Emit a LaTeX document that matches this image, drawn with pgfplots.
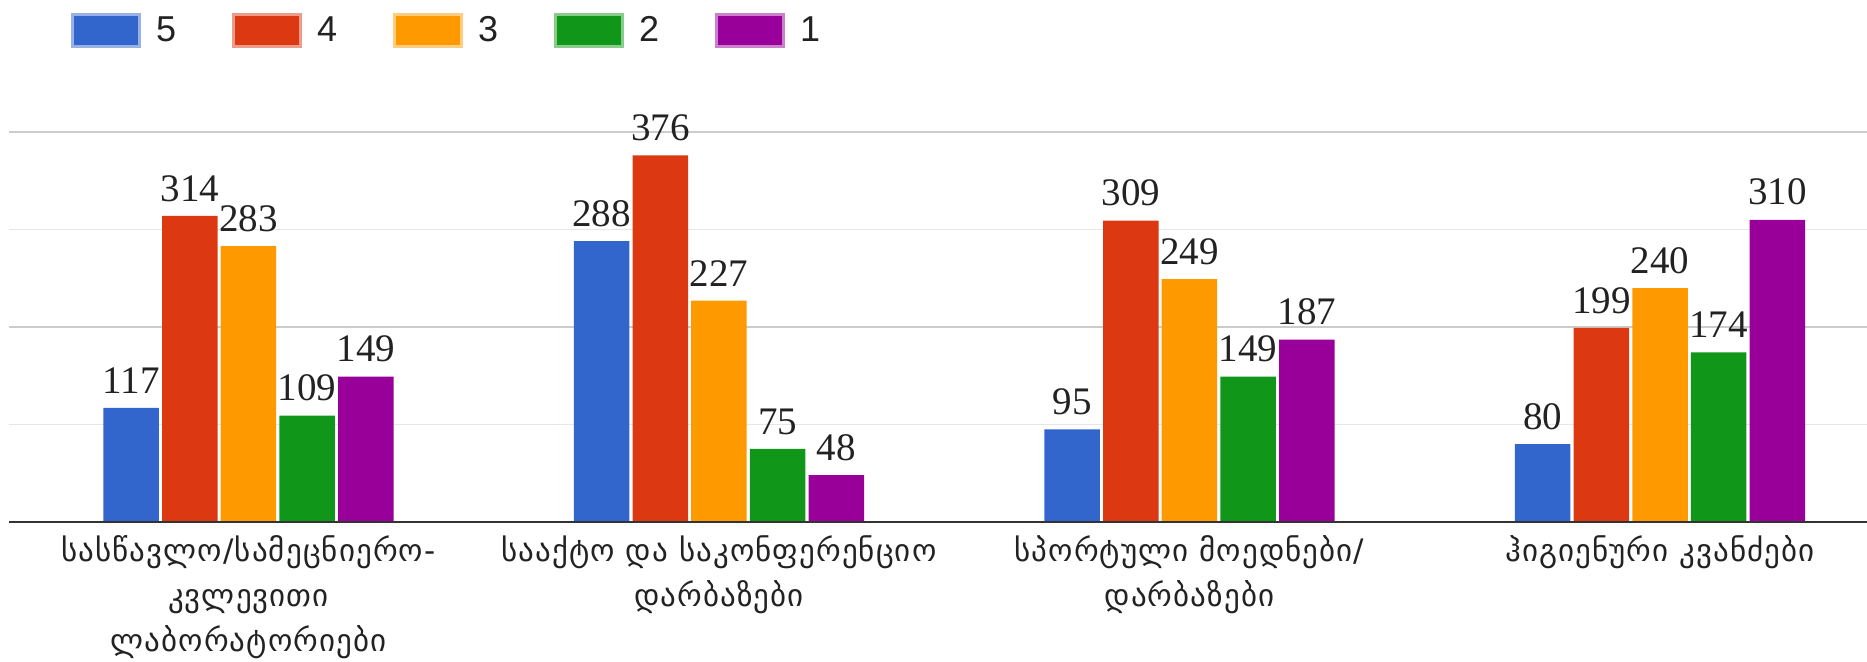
---
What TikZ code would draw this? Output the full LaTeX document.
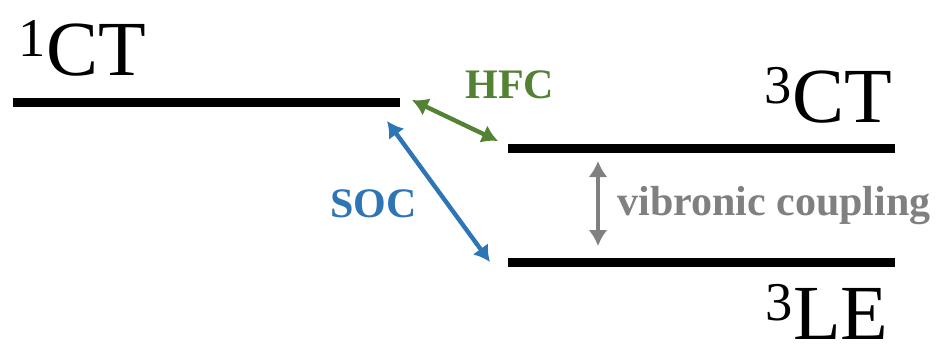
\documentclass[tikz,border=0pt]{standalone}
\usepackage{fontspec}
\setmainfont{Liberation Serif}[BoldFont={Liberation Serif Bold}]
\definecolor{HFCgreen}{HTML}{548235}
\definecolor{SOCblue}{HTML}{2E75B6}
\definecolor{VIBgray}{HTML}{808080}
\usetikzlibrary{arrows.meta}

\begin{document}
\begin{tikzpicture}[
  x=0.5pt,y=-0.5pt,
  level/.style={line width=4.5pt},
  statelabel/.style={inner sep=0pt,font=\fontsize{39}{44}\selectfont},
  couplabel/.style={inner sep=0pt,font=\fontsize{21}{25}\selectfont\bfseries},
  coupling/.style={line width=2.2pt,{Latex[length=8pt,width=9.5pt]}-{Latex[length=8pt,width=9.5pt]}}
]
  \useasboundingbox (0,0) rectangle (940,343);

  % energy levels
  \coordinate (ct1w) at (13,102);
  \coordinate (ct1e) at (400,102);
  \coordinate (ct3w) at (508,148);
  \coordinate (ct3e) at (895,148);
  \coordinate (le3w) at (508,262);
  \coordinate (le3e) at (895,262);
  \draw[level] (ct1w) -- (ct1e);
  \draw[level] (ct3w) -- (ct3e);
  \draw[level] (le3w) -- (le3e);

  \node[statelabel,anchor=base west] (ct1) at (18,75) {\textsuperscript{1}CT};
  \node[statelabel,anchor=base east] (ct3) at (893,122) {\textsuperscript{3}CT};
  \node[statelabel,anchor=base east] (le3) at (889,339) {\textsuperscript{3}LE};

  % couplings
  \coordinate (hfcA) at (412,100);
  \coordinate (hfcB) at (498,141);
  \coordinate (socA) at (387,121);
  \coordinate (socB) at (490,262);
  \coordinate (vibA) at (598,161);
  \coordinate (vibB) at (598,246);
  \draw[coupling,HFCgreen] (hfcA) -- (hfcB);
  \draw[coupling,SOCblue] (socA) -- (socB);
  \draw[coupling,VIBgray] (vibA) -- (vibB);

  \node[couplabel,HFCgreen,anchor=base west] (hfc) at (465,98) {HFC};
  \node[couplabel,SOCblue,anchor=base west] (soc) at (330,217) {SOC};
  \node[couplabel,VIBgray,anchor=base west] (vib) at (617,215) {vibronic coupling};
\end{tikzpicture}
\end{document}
...
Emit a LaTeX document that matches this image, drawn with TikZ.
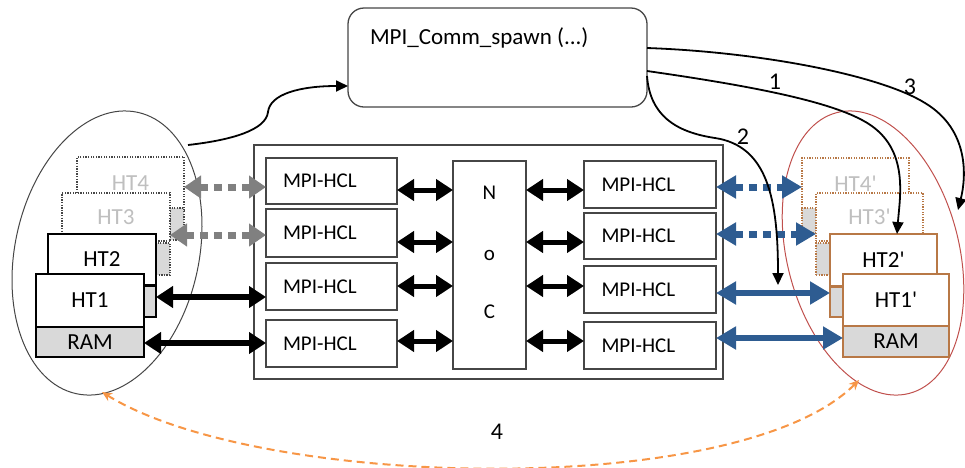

▶ _Given instruction_: Search the data above for lines holding "this" and copy each of them.

▶ _Task answer_:
Emit a LaTeX document that matches this image, drawn with pgfplots.
What TikZ code would draw this? Output the full LaTeX document.
Emit a LaTeX document that matches this image, drawn with TikZ.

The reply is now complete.